-- start of Supplied data --

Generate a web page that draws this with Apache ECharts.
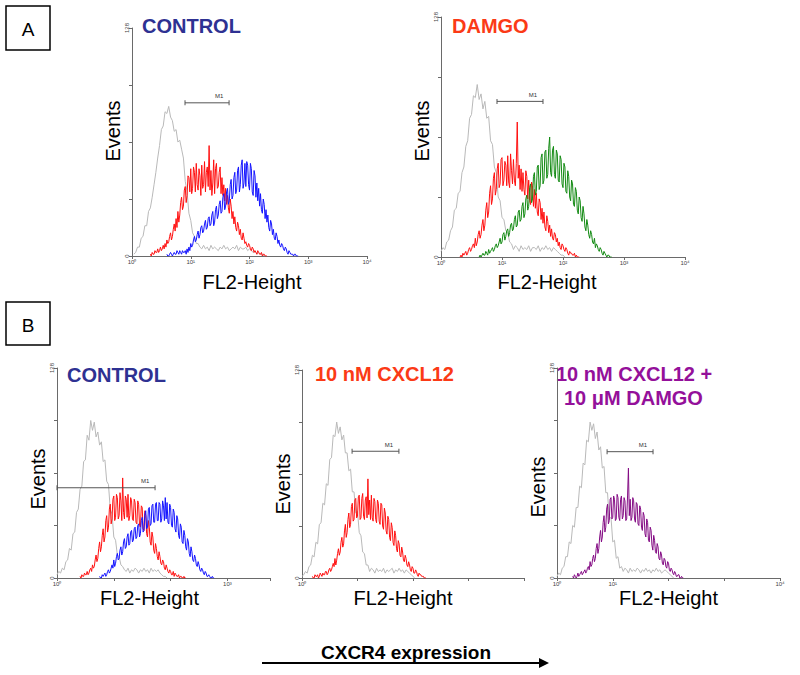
<!DOCTYPE html>
<html><head><meta charset="utf-8">
<script src="https://cdn.jsdelivr.net/npm/echarts@6/dist/echarts.min.js"></script>
<style>html,body{margin:0;padding:0;background:#fff}#c{width:800px;height:675px}</style>
</head><body><div id="c"></div>
<script>
// ---- axis definitions (1024 channels = 4 log decades) ----
const CH_STEP_COARSE = 8;          // channel spacing of isotype (gray) samples
const CH_STEP_FINE = 4;            // channel spacing of stained samples
const CH_PER_DECADE = 256;
const Y_MAX = 128;
const xLabelsA1 = ['10⁰','10¹','10²','10³','10⁴'];
const xLabelsA2 = ['10⁰','10¹','10²','10³','10⁴'];
const xLabelsB1 = ['10⁰','','','10³',''];
const xLabelsB2 = ['10⁰','','','',''];
const xLabelsB3 = ['10⁰','10¹','','','10⁴'];
const yTickLabels = ['0','','','','128'];

// ---- panel titles ----
const titleA1 = 'CONTROL';
const titleA2 = 'DAMGO';
const titleB1 = 'CONTROL';
const titleB2 = '10 nM CXCL12';
const titleB3a = '10 nM CXCL12 +';
const titleB3b = '10 μM DAMGO';

// ---- histogram counts (start = first sample index; sample k sits at channel (start+k)*step) ----
const a1GrayStart = 1;
const a1Gray = [1,2,5,5,10,11,17,17,25,27,33,40,47,55,62,71,73,81,80,84,78,76,70,71,64,65,60,55,42,36,24,20,13,11,7,7,5,4,6,4,5,3,6,4,5,4,3,5,4,6,4,5,3,4,5,4,6,3,5,4,4,5,3,4,3,2,3,1,2,1,1,0];
const a1RedStart = 20;
const a1Red = [1,0,2,1,1,3,2,2,4,2,3,5,3,4,6,4,7,5,9,7,8,11,13,9,11,15,18,14,21,16,25,19,23,30,33,26,28,37,39,30,34,45,44,36,49,35,38,50,47,36,52,40,37,49,45,34,51,38,40,53,36,47,50,39,62,37,48,34,41,54,35,49,52,38,39,47,50,35,44,34,40,31,38,29,34,27,24,32,28,21,25,18,22,16,14,19,17,12,15,10,9,13,10,7,8,6,5,7,6,4,3,5,4,2,3,2,1,3,2,1,1,2,0,1,1,0,0,0];
const a1BlueStart = 38;
const a1Blue = [1,0,0,1,2,1,0,1,2,1,1,3,2,1,3,2,1,3,2,2,3,1,4,2,5,3,7,5,6,9,11,8,9,12,14,10,12,16,17,13,14,18,20,15,16,21,22,17,18,23,25,17,19,26,28,21,23,29,31,24,25,33,35,26,28,36,38,29,31,40,43,32,34,44,47,35,37,48,50,36,40,51,54,38,41,52,39,53,51,40,37,52,49,36,34,48,45,33,41,31,38,28,35,26,24,32,29,21,26,19,23,16,14,20,18,12,15,10,9,13,11,7,9,6,5,7,6,4,3,5,4,2,1,3,2,1,1,1,0,1,1,0,0,0];

const a2GrayStart = 0;
const a2Gray = [3,5,4,8,9,14,16,25,26,34,35,45,48,59,62,74,76,86,85,92,84,87,79,83,74,75,62,60,48,45,32,30,21,20,14,13,8,7,4,6,5,3,6,4,5,4,6,3,5,5,4,6,3,5,4,6,4,5,3,5,4,3,2,1,1,0];
const a2RedStart = 20;
const a2Red = [0,1,0,2,1,2,3,1,2,4,5,3,4,6,7,5,10,6,8,12,14,10,12,17,20,14,17,25,29,21,24,34,38,28,31,42,45,33,36,47,50,37,39,52,53,38,41,51,49,38,54,40,37,55,46,39,52,41,38,50,72,42,49,36,47,35,45,36,33,46,43,31,41,30,28,40,38,27,36,26,34,24,22,31,29,20,26,18,24,16,14,22,19,13,17,11,15,10,9,13,12,8,10,6,8,5,4,7,6,4,3,5,4,2,1,3,2,2,1,1,2,0,1,0,0,0];
const a2GreenStart = 40;
const a2Green = [0,1,0,1,2,1,1,3,2,1,4,2,3,4,5,3,4,6,7,5,6,8,10,7,8,12,13,9,11,14,15,11,13,17,18,14,15,20,22,16,17,24,25,19,20,27,29,21,23,31,33,25,27,37,39,29,31,43,45,33,35,48,49,36,38,53,55,39,41,56,57,42,44,58,64,45,43,57,59,44,42,57,55,41,40,54,52,39,37,50,48,35,34,46,43,32,30,41,39,28,27,37,35,25,23,32,30,21,19,27,23,16,14,20,17,12,10,14,12,8,7,10,5,7,6,4,3,5,4,2,1,3,2,1,0,1,1,0,0,0];

const b1GrayStart = 0;
const b1Gray = [2,4,3,6,5,10,11,18,17,27,28,40,42,54,56,71,72,87,84,96,90,95,86,89,81,83,71,72,59,57,42,39,25,23,14,13,8,7,5,4,6,3,5,4,6,5,3,5,4,6,4,5,3,6,4,5,4,5,3,2,1,1,0];
const b1RedStart = 26;
const b1Red = [1,0,2,1,1,3,2,2,4,2,3,5,6,4,8,6,7,11,14,10,12,18,22,16,19,26,30,22,25,35,38,28,31,42,45,33,36,48,50,35,37,51,49,36,38,52,47,35,61,40,36,50,48,37,51,35,38,49,47,36,35,48,46,34,33,47,45,32,31,44,43,30,29,41,38,27,25,35,31,22,20,28,25,17,15,21,18,13,11,16,13,9,8,11,10,6,5,8,6,4,3,5,4,2,2,4,1,3,2,1,1,2,0,1,1,0,0,1,0,0];
const b1BlueStart = 48;
const b1Blue = [1,0,0,2,1,2,3,1,2,4,5,3,4,6,8,6,11,7,9,13,15,11,12,17,19,14,16,22,24,18,19,25,27,20,21,28,29,22,23,30,31,24,25,32,33,25,27,35,37,28,29,39,41,30,31,42,43,32,33,44,45,34,34,45,46,35,35,46,45,34,36,47,44,35,49,36,46,34,33,45,43,32,31,42,40,30,28,38,36,26,24,33,31,22,21,29,26,19,17,24,22,15,13,19,16,11,10,14,12,8,7,10,8,5,4,6,5,3,2,4,3,1,1,2,1,0,0,1,0,0];

const b2GrayStart = 0;
const b2Gray = [1,2,4,3,7,8,14,13,22,21,33,34,46,45,58,57,73,74,88,87,96,89,93,85,88,77,77,66,67,53,53,40,41,28,26,16,15,8,8,4,6,5,3,6,4,5,4,6,3,5,4,5,6,3,5,4,6,4,5,3,5,4,3,2,1,0];
const b2RedStart = 12;
const b2Red = [1,0,0,2,1,1,2,0,1,3,2,1,3,2,2,4,4,2,3,5,6,4,5,7,9,7,12,8,11,15,18,14,16,22,25,19,21,29,33,25,28,36,40,31,33,44,46,35,36,48,49,37,38,50,51,36,37,49,52,38,36,48,50,37,61,39,48,36,51,37,35,49,47,36,34,48,46,35,33,46,45,32,30,43,40,29,27,38,36,25,23,34,31,22,20,29,26,18,16,23,21,14,13,19,16,11,10,14,12,8,7,10,8,5,4,7,6,3,3,5,4,2,1,3,2,2,1,1,1,0,0,0];

const b3GrayStart = 0;
const b3Gray = [1,3,2,6,7,13,13,22,21,32,31,43,43,56,55,70,69,84,83,95,90,94,85,89,78,80,67,68,52,52,36,37,22,23,12,13,6,7,4,6,5,3,6,4,5,4,6,5,3,5,4,6,4,5,3,5,4,6,4,5,3,4,5,4,3,2,1,0];
const b3PurpleStart = 18;
const b3Purple = [1,0,2,1,0,1,3,1,2,3,4,2,3,4,5,3,4,6,7,5,10,7,8,12,14,10,12,18,21,15,18,25,29,22,25,34,38,28,31,42,45,33,35,48,49,36,37,50,48,35,36,51,49,37,35,48,50,36,38,49,47,35,36,50,67,38,48,35,37,49,47,36,34,46,45,33,32,44,42,31,29,40,38,27,25,36,34,23,22,31,29,20,17,26,23,16,15,21,19,12,11,16,14,9,8,12,11,7,6,10,9,5,4,6,5,3,2,4,3,1,1,2,2,0,0,1,0,0];

// ---- M1 gates: [start channel, end channel, drawn at count] ----
const m1A1 = [231, 423, 86];
const m1A2 = [235, 428, 83];
const m1B1 = [0, 442, 55];
const m1B2 = [231, 447, 78];
const m1B3 = [230, 441, 77];

// ---- colours ----
const C_GRAY = '#b9b9b9', C_RED = '#ff1010', C_BLUE = '#1414ff', C_GREEN = '#128a12', C_PURPLE = '#840c84';

const FONT = '"Liberation Sans", Arial, sans-serif';
const pts = (start, arr, step) => arr.map((v, k) => [(start + k) * step, v]);

const panels = [
  { grid:{left:132, top:28, width:235, height:228}, xMax:1024, xLabels:xLabelsA1,
    evGap:-3, evPad:[0,0,0,22], flGap:16, flPad:[0,0,0,5],
    curves:[[a1GrayStart,a1Gray,C_GRAY,CH_STEP_COARSE],[a1RedStart,a1Red,C_RED,CH_STEP_FINE],[a1BlueStart,a1Blue,C_BLUE,CH_STEP_FINE]], gate:m1A1 },
  { grid:{left:441, top:17, width:244, height:240}, xMax:1024, xLabels:xLabelsA2,
    evGap:2, evPad:[0,0,0,12], flGap:15, flPad:[0,32,0,0],
    curves:[[a2GrayStart,a2Gray,C_GRAY,CH_STEP_COARSE],[a2RedStart,a2Red,C_RED,CH_STEP_FINE],[a2GreenStart,a2Green,C_GREEN,CH_STEP_FINE]], gate:m1A2 },
  { grid:{left:57, top:368, width:213, height:210}, xMax:960, xLabels:xLabelsB1,
    evGap:3, evPad:[0,12,0,0], flGap:0, flPad:[0,28,0,0],
    curves:[[b1GrayStart,b1Gray,C_GRAY,CH_STEP_COARSE],[b1RedStart,b1Red,C_RED,CH_STEP_FINE],[b1BlueStart,b1Blue,C_BLUE,CH_STEP_FINE]], gate:m1B1 },
  { grid:{left:302, top:370, width:222, height:208}, xMax:1024, xLabels:xLabelsB2,
    evGap:6, evPad:[0,20,0,0], flGap:2, flPad:[0,20,0,0],
    curves:[[b2GrayStart,b2Gray,C_GRAY,CH_STEP_COARSE],[b2RedStart,b2Red,C_RED,CH_STEP_FINE]], gate:m1B2 },
  { grid:{left:557, top:368, width:223, height:210}, xMax:1024, xLabels:xLabelsB3,
    evGap:8, evPad:[0,28,0,0], flGap:2, flPad:[0,0,0,0],
    curves:[[b3GrayStart,b3Gray,C_GRAY,CH_STEP_COARSE],[b3PurpleStart,b3Purple,C_PURPLE,CH_STEP_FINE]], gate:m1B3 }
];

const axisColor = '#6a6a6a';
const grids = [], xAxes = [], yAxes = [], series = [];
panels.forEach((p, i) => {
  grids.push(Object.assign({containLabel:false}, p.grid));
  xAxes.push({
    gridIndex:i, type:'value', min:0, max:p.xMax, interval:CH_PER_DECADE,
    axisLine:{lineStyle:{color:axisColor, width:1}},
    axisTick:{show:true, length:3, lineStyle:{color:axisColor}},
    axisLabel:{fontSize:6, color:'#444', margin:3, fontFamily:FONT, showMaxLabel:true,
      formatter:v => (v % CH_PER_DECADE === 0 ? (p.xLabels[v / CH_PER_DECADE] || '') : '')},
    splitLine:{show:false},
    name:'FL2-Height', nameLocation:'middle', nameGap:p.flGap,
    nameTextStyle:{fontSize:20, color:'#000', fontFamily:FONT, padding:p.flPad}
  });
  yAxes.push({
    gridIndex:i, type:'value', min:0, max:Y_MAX, interval:32,
    axisLine:{show:true, lineStyle:{color:axisColor, width:1}},
    axisTick:{show:true, length:3, lineStyle:{color:axisColor}},
    axisLabel:{fontSize:6, color:'#444', margin:2, rotate:90, fontFamily:FONT,
      formatter:v => yTickLabels[v / 32] || ''},
    splitLine:{show:false},
    name:'Events', nameLocation:'middle', nameRotate:90, nameGap:p.evGap,
    nameTextStyle:{fontSize:20, color:'#000', fontFamily:FONT, padding:p.evPad}
  });
  p.curves.forEach(([start, arr, col, step]) => {
    series.push({type:'line', xAxisIndex:i, yAxisIndex:i, data:pts(start, arr, step),
      showSymbol:false, symbol:'none', silent:true, lineStyle:{color:col, width:1}});
  });
  const g = p.gate;
  series.push({type:'line', xAxisIndex:i, yAxisIndex:i, silent:true,
    data:[[g[0], g[2]], {value:[g[1], g[2]], label:{show:true, formatter:'M1', position:'top',
      offset:[-10, 0], distance:1, fontSize:6, color:'#333', fontFamily:FONT}}],
    symbol:'rect', symbolSize:[1,5], showSymbol:true,
    lineStyle:{color:'#555', width:1}, itemStyle:{color:'#555'}});
});

const titleFont = 'bold 20px ' + FONT;
const txt = (text, x, y, fill, font, align) => ({type:'text', x, y, silent:true,
  style:{text, fill, font, textAlign:align || 'left', align:align || 'left', textVerticalAlign:'middle', verticalAlign:'middle'}});

const graphic = [
  {type:'rect', shape:{x:6, y:6, width:44, height:44}, style:{fill:'none', stroke:'#000', lineWidth:1.5}},
  txt('A', 28, 29, '#000', '19px ' + FONT, 'center'),
  {type:'rect', shape:{x:6, y:302, width:44, height:43}, style:{fill:'none', stroke:'#000', lineWidth:1.5}},
  txt('B', 28, 325, '#000', '19px ' + FONT, 'center'),
  txt(titleA1, 142, 26, '#2e3192', titleFont),
  txt(titleA2, 452, 26, '#fb3a16', titleFont),
  txt(titleB1, 67, 375, '#2e3192', titleFont),
  txt(titleB2, 315, 374, '#fb3a16', titleFont),
  txt(titleB3a, 556, 374, '#94109a', titleFont),
  txt(titleB3b, 564, 398, '#94109a', titleFont),
  txt('CXCR4 expression', 406, 652, '#000', 'bold 19px ' + FONT, 'center'),
  {type:'line', shape:{x1:262, y1:663, x2:541, y2:663}, style:{stroke:'#000', lineWidth:2}},
  {type:'polygon', shape:{points:[[539,658],[549,663],[539,668]]}, style:{fill:'#000'}}
];

const chart = echarts.init(document.getElementById('c'), null, {renderer:'svg'});
chart.setOption({animation:false, backgroundColor:'#fff', grid:grids, xAxis:xAxes, yAxis:yAxes, series, graphic});
</script></body></html>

-- end of Supplied data --

- **Stated problem**
Starting at the top of the listing above, reproduce each line up to and including the one with "const titleB3b = '10 μM DAMGO';"; omit the pictures.

- **Full answer**
Generate a web page that draws this with Apache ECharts.
<!DOCTYPE html>
<html><head><meta charset="utf-8">
<script src="https://cdn.jsdelivr.net/npm/echarts@6/dist/echarts.min.js"></script>
<style>html,body{margin:0;padding:0;background:#fff}#c{width:800px;height:675px}</style>
</head><body><div id="c"></div>
<script>
// ---- axis definitions (1024 channels = 4 log decades) ----
const CH_STEP_COARSE = 8;          // channel spacing of isotype (gray) samples
const CH_STEP_FINE = 4;            // channel spacing of stained samples
const CH_PER_DECADE = 256;
const Y_MAX = 128;
const xLabelsA1 = ['10⁰','10¹','10²','10³','10⁴'];
const xLabelsA2 = ['10⁰','10¹','10²','10³','10⁴'];
const xLabelsB1 = ['10⁰','','','10³',''];
const xLabelsB2 = ['10⁰','','','',''];
const xLabelsB3 = ['10⁰','10¹','','','10⁴'];
const yTickLabels = ['0','','','','128'];

// ---- panel titles ----
const titleA1 = 'CONTROL';
const titleA2 = 'DAMGO';
const titleB1 = 'CONTROL';
const titleB2 = '10 nM CXCL12';
const titleB3a = '10 nM CXCL12 +';
const titleB3b = '10 μM DAMGO';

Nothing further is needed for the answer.